SkyLights isn’t alone in focusing on improving entertainment in the sky. One major effort has been that to provide “high-speed Internet directly to cabins, as well as new partnerships with Netflix and other content streaming services.”

Many if not most airline passengers already have subscriptions to digital video services such Hulu and/or music services such as Spotify, so Internet access on board would enable personal entertainment. Wireless entertainment is expected to grow on airlines, and “much of this momentum is because of multimillion-dollar investments from Gogo, currently the largest onboard Wi-Fi provider, and its competitors.”

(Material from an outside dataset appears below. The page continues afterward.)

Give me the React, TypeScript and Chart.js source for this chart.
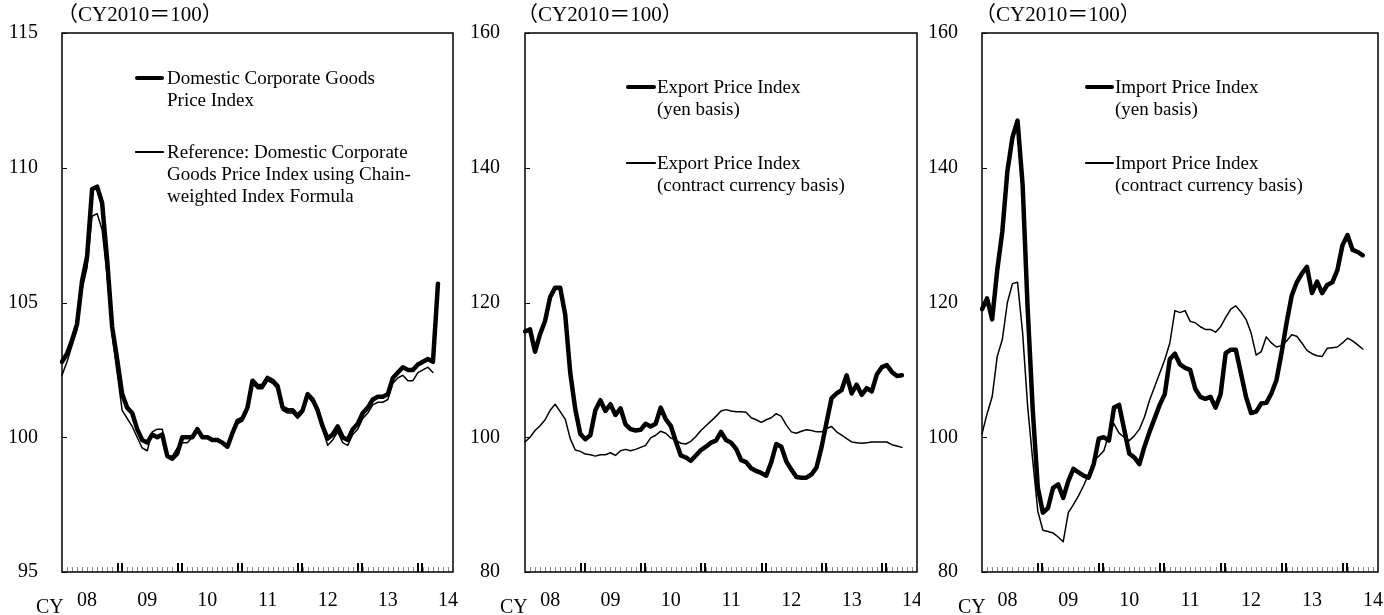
import React, { useEffect, useRef } from "react";
import { Chart, registerables } from "chart.js";

Chart.register(...registerables);

const FONT = "'Liberation Serif', 'Times New Roman', Times, serif";

// Monthly categories: Jan 2008 .. Jul 2014
const monthLabels: string[] = [];
for (let y = 2008; y <= 2014; y++) {
  for (let m = 1; m <= 12; m++) {
    if (y === 2014 && m > 7) break;
    monthLabels.push(`${y}/${m}`);
  }
}
const yearTickLabels = ["08", "09", "10", "11", "12", "13", "14"];

// Panel 1: Domestic CGPI
const dcgpi = [
  102.8, 103.1, 103.6, 104.2, 105.8, 106.7, 109.2, 109.3, 108.7, 106.6, 104.1, 102.9,
  101.6, 101.1, 100.9, 100.3, 99.9, 99.8, 100.1, 100.0, 100.1, 99.3, 99.2, 99.4,
  100.0, 100.0, 100.0, 100.3, 100.0, 100.0, 99.9, 99.9, 99.8, 99.65, 100.15, 100.6,
  100.7, 101.1, 102.1, 101.9, 101.9, 102.2, 102.1, 101.9, 101.1, 101.0, 101.0, 100.8,
  101.0, 101.6, 101.4, 101.0, 100.4, 99.95, 100.1, 100.4, 100.0, 99.9, 100.3, 100.5,
  100.9, 101.1, 101.4, 101.5, 101.5, 101.6, 102.2, 102.4, 102.6, 102.5, 102.5, 102.7,
  102.8, 102.9, 102.8, 105.7,
];
const dcgpiChain = [
  102.3, 102.8, 103.4, 104.0, 105.5, 106.3, 108.2, 108.3, 107.7, 106.0, 103.8, 102.4,
  101.0, 100.7, 100.4, 100.0, 99.6, 99.5, 100.2, 100.3, 100.3, 99.3, 99.3, 99.6,
  99.8, 99.8, 100.0, 100.3, 100.0, 100.0, 99.9, 99.9, 99.8, 99.6, 100.1, 100.5,
  100.6, 101.0, 102.0, 101.8, 101.8, 102.1, 102.0, 101.8, 101.0, 100.9, 100.9, 100.7,
  100.9, 101.5, 101.3, 100.9, 100.3, 99.7, 99.9, 100.2, 99.8, 99.7, 100.1, 100.3,
  100.7, 100.9, 101.2, 101.3, 101.3, 101.4, 102.0, 102.2, 102.3, 102.1, 102.1, 102.4,
  102.5, 102.6, 102.4,
];

// Panel 2: Export Price Index
const exportYen = [
  115.7, 116.0, 112.7, 115.3, 117.3, 120.8, 122.2, 122.2, 118.2, 109.6, 104.2, 100.5,
  99.7, 100.3, 104.0, 105.5, 103.9, 104.9, 103.3, 104.3, 101.9, 101.2, 101.0, 101.1,
  102.0, 101.6, 102.0, 104.4, 102.7, 101.7, 99.4, 97.3, 97.0, 96.5, 97.3, 98.1,
  98.6, 99.2, 99.5, 100.8, 99.6, 99.2, 98.3, 96.6, 96.3, 95.4, 95.0, 94.7,
  94.3, 96.3, 99.0, 98.6, 96.4, 95.2, 94.1, 94.0, 94.0, 94.5, 95.5, 98.5,
  102.2, 105.8, 106.5, 107.0, 109.2, 106.5, 107.8, 106.3, 107.3, 106.8, 109.3, 110.4,
  110.7, 109.7, 109.1, 109.2,
];
const exportContract = [
  99.3, 100.0, 101.0, 101.7, 102.6, 104.0, 104.9, 103.8, 102.7, 99.8, 98.1, 97.9,
  97.5, 97.4, 97.2, 97.4, 97.4, 97.7, 97.3, 98.0, 98.2, 98.0, 98.2, 98.5,
  98.8, 99.9, 100.3, 100.9, 100.6, 99.9, 99.6, 99.1, 99.0, 99.4, 100.1, 101.0,
  101.7, 102.4, 103.1, 103.9, 104.1, 103.9, 103.8, 103.8, 103.7, 102.9, 102.6, 102.2,
  102.6, 102.9, 103.5, 103.1, 101.8, 100.8, 100.6, 100.9, 101.1, 101.0, 100.8, 100.8,
  101.3, 101.6, 100.8, 100.3, 99.8, 99.3, 99.2, 99.1, 99.2, 99.3, 99.3, 99.3,
  99.3, 98.9, 98.7, 98.5,
];

// Panel 3: Import Price Index
const importYen = [
  119.0, 120.6, 117.5, 124.8, 130.5, 139.5, 144.5, 147.0, 137.5, 119.0, 104.0, 92.5,
  88.8, 89.5, 92.5, 93.0, 91.0, 93.5, 95.3, 94.8, 94.3, 94.0, 96.0, 99.8,
  100.0, 99.5, 104.4, 104.8, 101.2, 97.6, 97.0, 96.0, 98.6, 100.8, 102.8, 104.8,
  106.4, 111.6, 112.4, 110.8, 110.3, 110.0, 107.2, 106.0, 105.7, 106.0, 104.4, 106.4,
  112.5, 113.0, 113.0, 109.5, 106.0, 103.6, 103.8, 105.0, 105.1, 106.5, 108.5, 112.5,
  117.0, 121.0, 123.0, 124.3, 125.3, 121.4, 123.1, 121.4, 122.6, 123.0, 124.8, 128.5,
  130.0, 127.8, 127.5, 127.0,
];
const importContract = [
  100.5, 103.5, 106.0, 112.0, 114.5, 120.0, 122.8, 123.0, 115.5, 104.5, 96.5, 89.0,
  86.2, 86.0, 85.8, 85.2, 84.5, 88.8, 90.0, 91.3, 92.8, 94.5, 96.5, 97.2,
  98.0, 100.5, 102.0, 100.6, 100.0, 99.5, 100.2, 101.2, 103.0, 105.5, 107.5, 109.5,
  111.5, 114.0, 118.8, 118.5, 118.8, 117.2, 117.0, 116.4, 116.0, 116.0, 115.6, 116.4,
  117.8, 119.0, 119.5, 118.6, 117.5, 115.5, 112.2, 112.7, 114.9, 114.0, 113.4, 113.6,
  114.3, 115.2, 115.0, 114.0, 112.9, 112.4, 112.1, 112.0, 113.2, 113.3, 113.4, 114.0,
  114.7, 114.3, 113.7, 113.1,
];

const yearBoundaries = [11.5, 23.5, 35.5, 47.5, 59.5, 71.5];

const framePlugin = {
  id: "frame",
  afterDatasetsDraw(chart: any) {
    const { ctx, chartArea: a, scales } = chart;
    const xs = scales.x;
    const ys = scales.y;
    ctx.save();
    ctx.strokeStyle = "#000";
    ctx.lineWidth = 1;
    ctx.beginPath();
    ys.ticks.forEach((t: any) => {
      const py = Math.round(ys.getPixelForValue(t.value)) + 0.5;
      ctx.moveTo(a.left, py);
      ctx.lineTo(a.left + 5, py);
    });
    ctx.stroke();
    ctx.strokeStyle = "#8a8a8a";
    ctx.beginPath();
    for (let i = 1; i < monthLabels.length - 1; i++) {
      const px = Math.round(xs.getPixelForValue(i)) + 0.5;
      ctx.moveTo(px, a.bottom);
      ctx.lineTo(px, a.bottom - 5);
    }
    ctx.stroke();
    ctx.fillStyle = "#000";
    yearBoundaries.forEach((b) => {
      const px = Math.round(xs.getPixelForValue(b));
      ctx.fillRect(px - 3, a.bottom - 9, 2, 9);
      ctx.fillRect(px + 1, a.bottom - 9, 2, 9);
    });
    ctx.strokeStyle = "#000";
    ctx.lineWidth = 1.5;
    ctx.strokeRect(a.left, a.top, a.right - a.left, a.bottom - a.top);
    ctx.restore();
  },
};

type SeriesDef = { data: number[]; width: number };
type LegendEntry = { y: number; width: number; lines: string[] };
type PanelDef = {
  left: number;
  width: number;
  yAxisWidth: number;
  rightPad: number;
  labelPad: number;
  yMin: number;
  yMax: number;
  yStep: number;
  series: SeriesDef[];
};

const panels: PanelDef[] = [
  { left: 0, width: 460, yAxisWidth: 62, rightPad: 7, labelPad: 24, yMin: 95, yMax: 115, yStep: 5,
    series: [{ data: dcgpi, width: 4.5 }, { data: dcgpiChain, width: 1.5 }] },
  { left: 460, width: 460, yAxisWidth: 65, rightPad: 3, labelPad: 25, yMin: 80, yMax: 160, yStep: 20,
    series: [{ data: exportYen, width: 4.5 }, { data: exportContract, width: 1.5 }] },
  { left: 920, width: 464, yAxisWidth: 62, rightPad: 6, labelPad: 24, yMin: 80, yMax: 160, yStep: 20,
    series: [{ data: importYen, width: 4.5 }, { data: importContract, width: 1.5 }] },
];

const legends: { sx1: number; sx2: number; tx: number; entries: LegendEntry[] }[] = [
  { sx1: 135, sx2: 164, tx: 167, entries: [
    { y: 78, width: 4.5, lines: ["Domestic Corporate Goods", "Price Index"] },
    { y: 152, width: 1.5, lines: ["Reference: Domestic Corporate", "Goods Price Index using Chain-", "weighted Index Formula"] },
  ] },
  { sx1: 626, sx2: 656, tx: 657, entries: [
    { y: 87, width: 4.5, lines: ["Export Price Index", "(yen basis)"] },
    { y: 163, width: 1.5, lines: ["Export Price Index", "(contract currency basis)"] },
  ] },
  { sx1: 1085, sx2: 1114, tx: 1115, entries: [
    { y: 87, width: 4.5, lines: ["Import Price Index", "(yen basis)"] },
    { y: 163, width: 1.5, lines: ["Import Price Index", "(contract currency basis)"] },
  ] },
];

const notes = [
  { left: 57, text: "（CY2010＝100）" },
  { left: 517, text: "（CY2010＝100）" },
  { left: 975, text: "（CY2010＝100）" },
];
const cyLabels = [36, 500, 958];

function Panel({ def }: { def: PanelDef }) {
  const ref = useRef<HTMLCanvasElement>(null);
  useEffect(() => {
    const canvas = ref.current;
    if (!canvas) return;
    const chart = new Chart(canvas, {
      type: "line",
      data: {
        labels: monthLabels,
        datasets: def.series.map((s) => ({
          data: s.data,
          borderColor: "#000",
          backgroundColor: "#000",
          borderWidth: s.width,
          pointRadius: 0,
          pointHoverRadius: 0,
          fill: false,
          tension: 0,
          borderJoinStyle: "round" as const,
          borderCapStyle: "round" as const,
        })),
      },
      options: {
        responsive: false,
        maintainAspectRatio: false,
        animation: false,
        events: [],
        layout: { padding: { top: 33, right: def.rightPad, left: 0, bottom: 0 } },
        plugins: {
          legend: { display: false },
          tooltip: { enabled: false },
          title: { display: false },
        },
        scales: {
          x: {
            type: "category",
            offset: false,
            grid: { display: false, drawTicks: false },
            border: { display: false },
            ticks: {
              autoSkip: false,
              maxRotation: 0,
              minRotation: 0,
              padding: 17,
              color: "#000",
              font: { family: FONT, size: 20 },
              callback: (_v: any, i: number) => (i % 12 === 5 ? yearTickLabels[Math.floor(i / 12)] : ""),
            },
            afterFit: (s: any) => {
              s.height = 43;
              s.paddingLeft = 0;
              s.paddingRight = 0;
            },
          },
          y: {
            type: "linear",
            min: def.yMin,
            max: def.yMax,
            grid: { display: false, drawTicks: false },
            border: { display: false },
            ticks: {
              stepSize: def.yStep,
              padding: def.labelPad,
              color: "#000",
              font: { family: FONT, size: 20 },
            },
            afterFit: (s: any) => {
              s.width = def.yAxisWidth;
              s.paddingTop = 0;
              s.paddingBottom = 0;
            },
          },
        },
      },
      plugins: [framePlugin],
    });
    return () => chart.destroy();
  }, [def]);
  return (
    <canvas
      ref={ref}
      width={def.width}
      height={615}
      style={{ position: "absolute", left: def.left, top: 0, width: def.width, height: 615 }}
    />
  );
}

const textStyle: React.CSSProperties = {
  position: "absolute",
  fontFamily: FONT,
  color: "#000",
  whiteSpace: "nowrap",
};

export default function App() {
  return (
    <div style={{ position: "absolute", left: 0, top: 0, width: 1384, height: 615, background: "#fff", overflow: "hidden" }}>
      {panels.map((p, i) => (
        <Panel key={i} def={p} />
      ))}
      {notes.map((n, i) => (
        <div key={"n" + i} style={{ ...textStyle, left: n.left, top: 3, fontSize: 21, lineHeight: "22px", fontFamily: FONT + ", 'Noto Sans CJK JP'" }}>
          {n.text}
        </div>
      ))}
      {cyLabels.map((x, i) => (
        <div key={"c" + i} style={{ ...textStyle, left: x, top: 595, fontSize: 20, lineHeight: "22px" }}>
          CY
        </div>
      ))}
      {legends.map((lg, i) => (
        <React.Fragment key={"l" + i}>
          {lg.entries.map((e, j) => (
            <React.Fragment key={j}>
              <div
                style={{
                  position: "absolute",
                  left: lg.sx1,
                  top: e.y - e.width / 2,
                  width: lg.sx2 - lg.sx1,
                  height: e.width,
                  background: "#000",
                  borderRadius: e.width / 2,
                }}
              />
              <div style={{ ...textStyle, left: lg.tx, top: e.y - 11, fontSize: 19, lineHeight: "22px" }}>
                {e.lines.map((l, k) => (
                  <div key={k}>{l}</div>
                ))}
              </div>
            </React.Fragment>
          ))}
        </React.Fragment>
      ))}
    </div>
  );
}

About 2,600 commercial aircraft now use Gogo, and by the end of December, says Gogo chief operating officer John Wade, “about 75 of those planes will have been upgraded to give users Internet speeds comparable to what their smartphones can provide on the ground,” with as many as 450 more set for higher speeds in 2017.

Competitor ViaSat already offers Internet speeds similar to those available on smartphones to 550 planes, including “those from JetBlue’s fleet.” Better, the service is “typically free” for streaming Netflix and other Internet content, with the option to pay hourly for faster speeds for “online gaming and other bandwidth-heavy activities.”

ViaSat will expand internationally in 2017 with deals set with Qantas and SAS, and two additional satellites by 2019. “Wi-Fi is becoming part of a carrier’s amenity package,” said ViaSat exec Don Buchman. “If drinks and peanuts are free, why shouldn’t Wi-Fi?”

Airbus executive Anaïs Marzo reports that, “passengers now wanted almost constant access to their social media feeds, email accounts and other digital services,” but that the company will continue to offer “traditional onboard options and seat-back television screens, particularly in business or first class where large high-definition displays are now the norm.”

“More and more people are relying on their own devices on board,” she said. About 60 percent of the Airbus fleet will have Internet connectivity by 2025.